Named after the cross structure that forms its four legs, the Cross chair has a plywood seat and backrest, with the structure itself made from solid oak to give it the feel of a non-flatpack, high-quality chair.
The "strong but light" wooden chair was designed with the "goal of accessible pricing without compromising on quality or adversely affecting the environment", according to Pearson Lloyd.
The chair comes delivered in a recyclable flatpack box as four disassembled pieces of timber, with six screws.
Made from FSC-certified wood, it requires minimal instructions and a single Allen key to assemble at home.
The simple cross structure ensures that assembly of the seat is intuitive, without the frustration people often find assembling flatpack furniture.
"We wanted to find a design that communicated the principle of the assembly in a direct, understandable way," explained co-founder and director of Pearson Lloyd, Tom Lloyd, who set up the company with Luke Pearson in 1997.
"The way the two cross members overlap was inspired by the inserts in a wine box.

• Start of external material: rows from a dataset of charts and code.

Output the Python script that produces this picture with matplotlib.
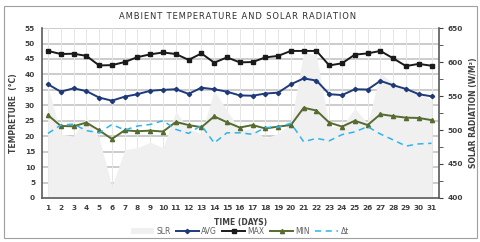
import matplotlib
matplotlib.use("Agg")
import matplotlib.pyplot as plt
from matplotlib.patches import Rectangle
from matplotlib.ticker import MultipleLocator

days = list(range(1, 32))
t_max = [47.6, 46.6, 46.7, 46.0, 42.9, 43.0, 44.0, 45.6, 46.5, 47.1, 46.6, 44.7, 46.8, 43.8, 45.5,
         43.9, 44.0, 45.5, 46.0, 47.6, 47.6, 47.6, 42.9, 43.6, 46.4, 46.8, 47.6, 45.2, 42.7, 43.4, 42.8]
t_avg = [36.8, 34.4, 35.5, 34.6, 32.5, 31.5, 32.8, 33.6, 34.7, 35.0, 35.2, 33.7, 35.7, 35.2, 34.4,
         33.2, 33.1, 33.8, 34.1, 36.8, 38.7, 38.0, 33.6, 33.3, 35.2, 35.1, 37.9, 36.5, 35.3, 33.6, 32.9]
t_min = [26.8, 23.3, 23.2, 24.4, 21.9, 19.1, 21.9, 21.6, 21.8, 21.5, 24.6, 23.6, 22.9, 26.4, 24.5,
         22.8, 23.6, 22.5, 23.1, 23.6, 29.2, 28.3, 24.4, 23.1, 25.0, 23.6, 27.1, 26.5, 26.0, 25.9, 25.2]
delta_t = [20.9, 23.6, 23.9, 21.8, 21.1, 23.8, 22.0, 23.3, 23.8, 25.0, 22.2, 20.9, 23.5, 17.8, 21.1,
           21.1, 20.6, 22.8, 22.9, 24.2, 18.2, 19.3, 18.5, 20.5, 21.4, 23.1, 20.7, 18.8, 16.8, 17.5, 17.7]
slr = [564, 494, 491, 519, 488, 417, 471, 474, 482, 474, 527, 502, 494, 558, 529,
       500, 502, 488, 495, 510, 615, 610, 505, 505, 532, 510, 583, 569, 561, 554, 544]

c_max = "#1a1a1a"
c_avg = "#1f3a78"
c_min = "#556b2f"
c_dt = "#2eb4ec"
c_slr = "#f0f0f0"
c_txt = "#404040"
XLIM = (0.53, 31.6)

fig = plt.figure(figsize=(4.8, 2.42), dpi=100)
fig.patches.append(Rectangle((0.008, 0.017), 0.985, 0.96, transform=fig.transFigure,
                             fill=False, edgecolor="#a0a0a0", linewidth=0.8))

pos = [0.0875, 0.182, 0.8275, 0.702]
ax0 = fig.add_axes(pos, zorder=0)
ax0.set_ylim(0, 55)
ax0.set_xlim(*XLIM)
for y in range(5, 56, 5):
    ax0.axhline(y, color="#c8c8c8", lw=1.3, zorder=0)
for x in days:
    ax0.axvline(x, color="#e6e6e6", lw=0.7, zorder=0)
ax0.tick_params(left=False, bottom=False, labelleft=False, labelbottom=False)
for s in ax0.spines.values():
    s.set_visible(False)

ax1 = fig.add_axes(pos, zorder=2)
ax1.patch.set_visible(False)
ax2 = ax1.twinx()
ax2.set_zorder(1)
ax2.patch.set_visible(False)

ax2.fill_between(days, 400, slr, color=c_slr, lw=0, label="SLR")
ax2.set_ylim(400, 650)
ax2.yaxis.set_major_locator(MultipleLocator(50))
ax2.yaxis.set_minor_locator(MultipleLocator(25))

ax1.plot(days, t_avg, color=c_avg, lw=1.4, marker="D", ms=2.2, label="AVG")
ax1.plot(days, t_max, color=c_max, lw=1.4, marker="s", ms=2.6, label="MAX")
ax1.plot(days, t_min, color=c_min, lw=1.4, marker="^", ms=3.0, label="MIN")
ax1.plot(days, delta_t, color=c_dt, lw=1.1, ls=(0, (4, 3)), label="Δt")
ax1.set_ylim(0, 55)
ax1.set_xlim(*XLIM)
ax1.yaxis.set_major_locator(MultipleLocator(5))
ax1.set_xticks(days)

for ax in (ax1, ax2):
    for s in ax.spines.values():
        s.set_visible(False)
ax1.spines["left"].set_visible(True)
ax1.spines["bottom"].set_visible(True)
ax2.spines["right"].set_visible(True)
for s in (ax1.spines["left"], ax1.spines["bottom"], ax2.spines["right"]):
    s.set_color("#5a5a5a")
    s.set_linewidth(1.2)

ax1.tick_params(axis="both", length=0, labelsize=5.3, colors=c_txt, pad=5)
ax2.tick_params(axis="y", which="major", length=3, labelsize=5.3, colors=c_txt, pad=3)
ax2.tick_params(axis="y", which="minor", length=3, color=c_txt)
for lab in ax1.get_xticklabels() + ax1.get_yticklabels() + ax2.get_yticklabels():
    lab.set_fontweight("bold")

ax1.set_ylabel("TEMPRETURE  (°C)", fontsize=5.5, fontweight="bold", color=c_txt, labelpad=5)
ax2.set_ylabel("SOLAR RADIATION (W/M²)", fontsize=5.5, fontweight="bold", color=c_txt, labelpad=4)
ax1.set_xlabel("TIME (DAYS)", fontsize=5.5, fontweight="bold", color=c_txt, labelpad=5)

title = "AMBIENT TEMPERATURE AND SOLAR RADIATION"
fig.text(0.495, 0.93, "\u200a".join(title),
         ha="center", va="center", fontsize=6.0, color="#303030", family="DejaVu Sans")

h2, l2 = ax2.get_legend_handles_labels()
h1, l1 = ax1.get_legend_handles_labels()
leg = fig.legend(h2 + h1, l2 + l1, loc="center", bbox_to_anchor=(0.5, 0.045), ncol=5,
                 frameon=False, fontsize=5.5, handlelength=3.0, columnspacing=0.7,
                 handletextpad=0.3, labelcolor="#606060")

fig.savefig("out.png", dpi=100)
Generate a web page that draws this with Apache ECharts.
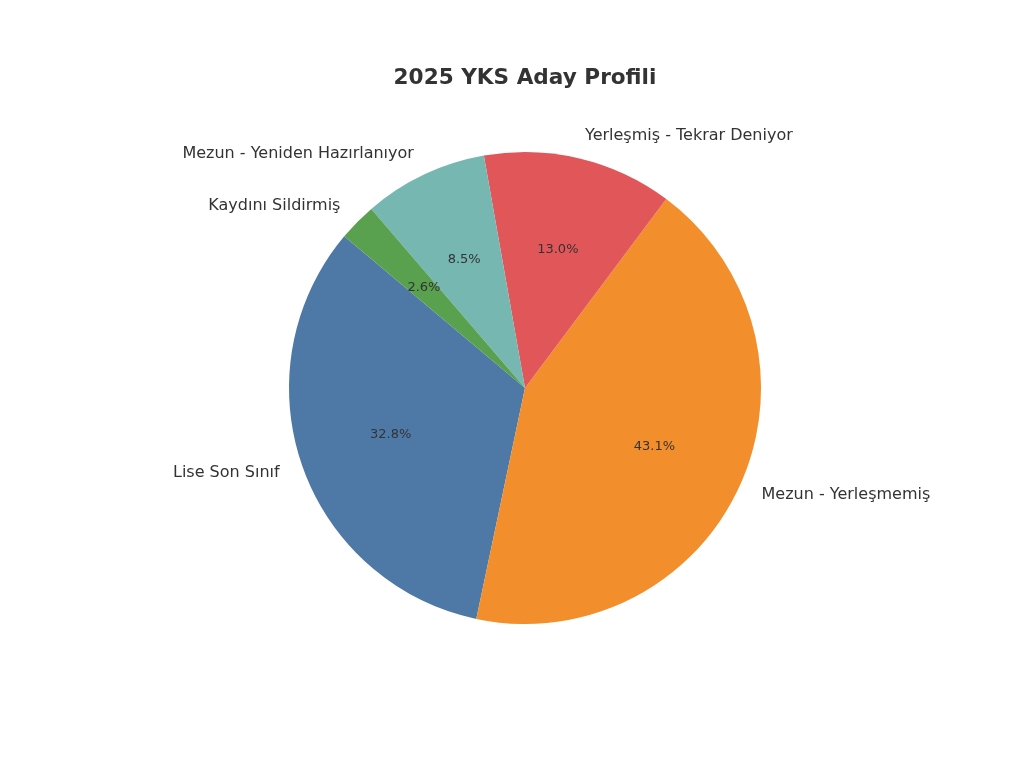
<!DOCTYPE html>
<html>
<head>
<meta charset="utf-8">
<script src="https://cdn.jsdelivr.net/npm/echarts@6/dist/echarts.min.js"></script>
<style>
  html, body { margin: 0; padding: 0; background: #ffffff; }
  #chart { width: 1024px; height: 768px; }
</style>
</head>
<body>
<div id="chart"></div>
<script>
// Candidate groups and their shares (%), listed counter-clockwise from the start angle
const categories = ['Lise Son Sınıf', 'Mezun - Yerleşmemiş', 'Yerleşmiş - Tekrar Deniyor', 'Mezun - Yeniden Hazırlanıyor', 'Kaydını Sildirmiş'];
const shares = [32.8, 43.1, 13.0, 8.5, 2.6];
const colors = ['#4e79a7', '#f28e2b', '#e15759', '#76b7b2', '#59a14f'];
const titleText = '2025 YKS Aday Profili';

const FONT = '"DejaVu Sans", "Liberation Sans", sans-serif';
const CX = 525, CY = 388, R = 236;

const pieData = categories.map((name, i) => ({
  name: name,
  value: shares[i],
  itemStyle: { color: colors[i] }
}));

const chart = echarts.init(document.getElementById('chart'), null, { renderer: 'canvas' });
chart.setOption({
  backgroundColor: '#ffffff',
  animation: false,
  textStyle: { fontFamily: FONT },
  title: {
    text: titleText,
    left: CX - 5,
    top: 62,
    textAlign: 'center',
    textStyle: { fontFamily: FONT, fontSize: 21.6, fontWeight: 'bold', color: '#333333' }
  },
  series: [
    {
      // slices with category names placed just outside the rim
      type: 'pie',
      center: [CX, CY],
      radius: [0, R],
      startAngle: 140,
      clockwise: false,
      avoidLabelOverlap: false,
      silent: true,
      data: pieData,
      itemStyle: { borderWidth: 0 },
      label: {
        show: true,
        position: 'outside',
        formatter: '{b}',
        fontFamily: FONT,
        fontSize: 16,
        color: '#333333',
        distanceToLabelLine: 0
      },
      labelLine: { show: false, length: R * 0.1, length2: 0 },
      emphasis: { disabled: true }
    },
    {
      // transparent ring whose midpoint sits near 0.6 R, carrying the percentages
      type: 'pie',
      center: [CX, CY],
      radius: [R * 0.2 - 5, R],
      startAngle: 140,
      clockwise: false,
      avoidLabelOverlap: false,
      silent: true,
      data: pieData.map(d => ({ name: d.name, value: d.value })),
      itemStyle: { color: 'rgba(0,0,0,0)', borderWidth: 0 },
      label: {
        show: true,
        position: 'inside',
        formatter: p => p.value.toFixed(1) + '%',
        fontFamily: FONT,
        fontSize: 13,
        color: '#333333'
      },
      labelLine: { show: false },
      emphasis: { disabled: true }
    }
  ]
});
</script>
</body>
</html>
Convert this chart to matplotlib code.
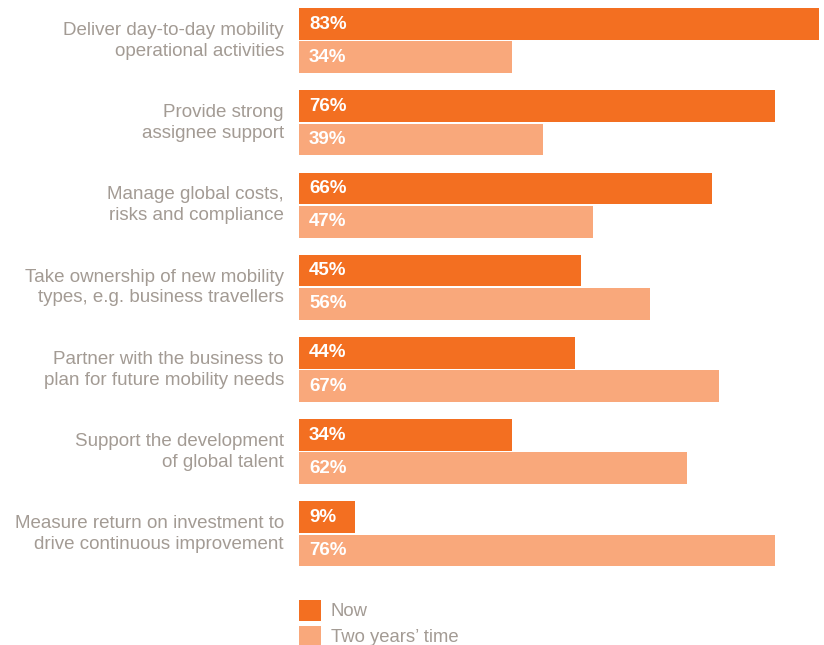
import matplotlib.pyplot as plt
from matplotlib.patches import Rectangle

plt.rcParams['font.family'] = ['Liberation Sans', 'DejaVu Sans']

categories = [
    "Deliver day-to-day mobility\noperational activities",
    "Provide strong\nassignee support",
    "Manage global costs,\nrisks and compliance",
    "Take ownership of new mobility\ntypes, e.g. business travellers",
    "Partner with the business to\nplan for future mobility needs",
    "Support the development\nof global talent",
    "Measure return on investment to\ndrive continuous improvement",
]
now = [83, 76, 66, 45, 44, 34, 9]
two_years = [34, 39, 47, 56, 67, 62, 76]
series_names = ["Now", "Two years\u2019 time"]

DARK = '#F36F21'
LIGHT = '#F9A87B'
GREY = '#A39B94'

W, H = 824, 645
fig = plt.figure(figsize=(W / 100, H / 100), dpi=100)

# axes spans pixel rows 0..580, bars start at x=299
ax = fig.add_axes([299 / W, (H - 580) / H, (W - 299) / W, 580 / H])
ax.set_xlim(0, (W - 299) / 6.265)
ax.set_ylim(580 / 82.2 - 8 / 82.2, -8 / 82.2)
ax.axis('off')

bh = 0.385
for i, (a, b) in enumerate(zip(now, two_years)):
    ya = i + 0.195
    yb = i + 0.60
    ax.barh(ya, a, height=bh, color=DARK, linewidth=0)
    ax.barh(yb, b, height=bh, color=LIGHT, linewidth=0)
    ax.text(1.6, ya, f"{a}%", color='white', fontsize=13.5, fontweight='bold',
            va='center', ha='left')
    ax.text(1.6, yb, f"{b}%", color='white', fontsize=13.5, fontweight='bold',
            va='center', ha='left')
    ax.text(-2.4, i + 0.40, categories[i], color=GREY, fontsize=13.5,
            ha='right', va='center', linespacing=1.3, clip_on=False)

# legend drawn as plain squares and text
for k, (name, col) in enumerate(zip(series_names, [DARK, LIGHT])):
    top = 600 + k * 26
    fig.add_artist(Rectangle((299 / W, (H - top - 21) / H), 22 / W, 21 / H,
                             transform=fig.transFigure, color=col, lw=0))
    fig.text(331 / W, (H - top - 11) / H, name, color=GREY, fontsize=13.3,
             va='center', ha='left')

fig.savefig('out.png', dpi=100)
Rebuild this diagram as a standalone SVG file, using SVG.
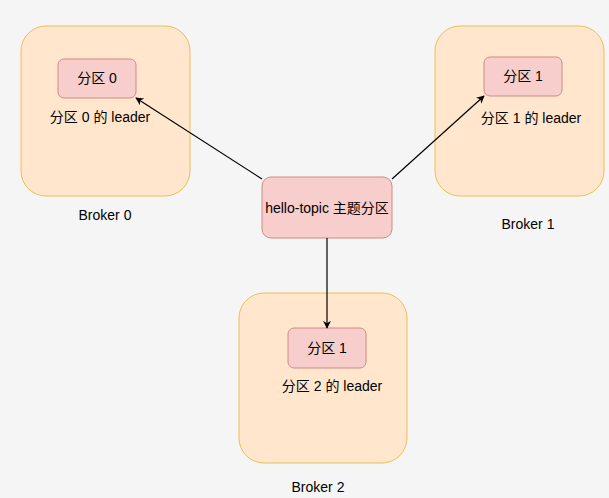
<svg xmlns="http://www.w3.org/2000/svg" width="609" height="498" viewBox="0 0 609 498">
<defs>
<style>
.broker{fill:#ffe6cc;stroke:#e8c05a;stroke-width:1}
.part{fill:#f8cecc;stroke:#d08a86;stroke-width:1}
text{font-family:"Liberation Sans","Noto Sans CJK SC",sans-serif;font-size:14px;fill:#000;text-anchor:middle;dominant-baseline:central}
.edge{stroke:#000;stroke-width:1.2;fill:none;marker-end:url(#arr)}
</style>
<marker id="arr" viewBox="0 0 10 10" refX="9" refY="5" markerWidth="8" markerHeight="8" orient="auto" markerUnits="userSpaceOnUse">
<path d="M0,0 L10,5 L0,10 L3,5 Z" fill="#000"/>
</marker>
</defs>
<rect width="609" height="498" fill="#f5f5f5"/>
<g id="broker0">
<rect class="broker" x="21" y="26" width="169" height="170" rx="25"/>
<text x="105" y="215">Broker 0</text>
</g>
<g id="broker1">
<rect class="broker" x="435" y="26" width="169" height="170" rx="25"/>
<text x="528" y="224">Broker 1</text>
</g>
<g id="broker2">
<rect class="broker" x="239" y="293" width="168" height="170" rx="25"/>
<text x="318" y="487">Broker 2</text>
</g>
<g id="p0">
<rect class="part" x="58" y="59" width="78" height="39" rx="6"/>
<text x="97" y="78">分区 0</text>
<text x="100" y="117">分区 0 的 leader</text>
</g>
<g id="p1">
<rect class="part" x="484" y="57" width="78" height="39" rx="6"/>
<text x="523" y="76">分区 1</text>
<text x="531" y="118">分区 1 的 leader</text>
</g>
<g id="p2">
<rect class="part" x="288" y="328" width="78" height="40" rx="6"/>
<text x="327" y="348">分区 1</text>
<text x="332" y="386">分区 2 的 leader</text>
</g>
<g id="topic">
<rect class="part" x="262" y="177" width="130" height="61" rx="9"/>
<text x="327" y="208">hello-topic 主题分区</text>
</g>
<g id="connectors">
<path class="edge" d="M262,179 L136,98"/>
<path class="edge" d="M392,179 L484,96"/>
<path class="edge" d="M327,238 L327,328"/>
</g>
</svg>
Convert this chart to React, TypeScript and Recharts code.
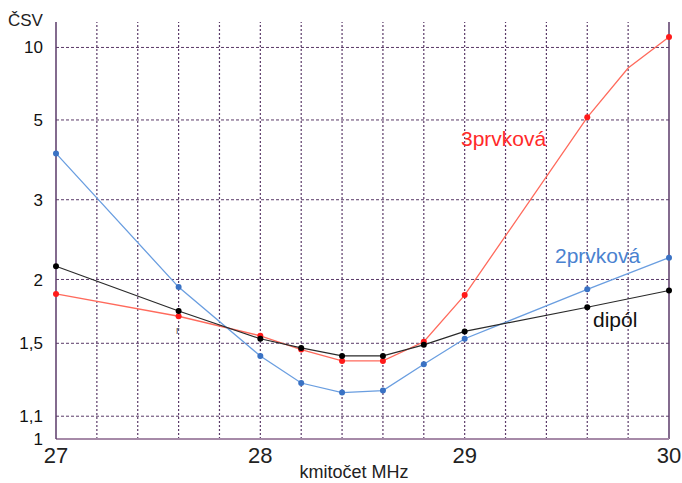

It is immediately apparent that they go together in some way, meaning that almost no instructions are necessary."
By the same token, the chair can be easily disassembled for recycling at the end of its life – a feature that was important to the Danish brand.
"We believe that modern design must consider both the form of a product and its full life-cycle – including responsible manufacturing, shipping, the user experience and how the product can be repaired, reused and recycled," said founder and CEO of Takt, Henrik Taudorf Lorensen.
Ease of assembly and disassembly is one of a number of features by which Takt aims to reduce the chair's environmental impact.
The brand sells directly to customers online to cut shipping costs and reduce supply chain complexity, which in turn reduces the emission of CO2 in transportation.
Six flat-packed Cross chairs fit into the same volume as a standard chair.
"Takt is aimed at people who want to reduce their impact on the world's environment," said Lloyd.
"Our flatpack design of Cross chair reduces the packaging size of a chair considerably while also engaging the customer in a self-evident assembly process that we hope will be joyful."
The design is available in natural wood or with a black lacquer finish. It can be supplied with a seat pad upholstered in a variety of organic aniline leathers – meaning they are dyed with soluble dyes – or natural wool fabrics from Kvadrat.
Pearson Lloyd is well-known for its designs for transport, including a number of projects for airlines including Lufthansa and a redesign of economy class seating to make better use of space.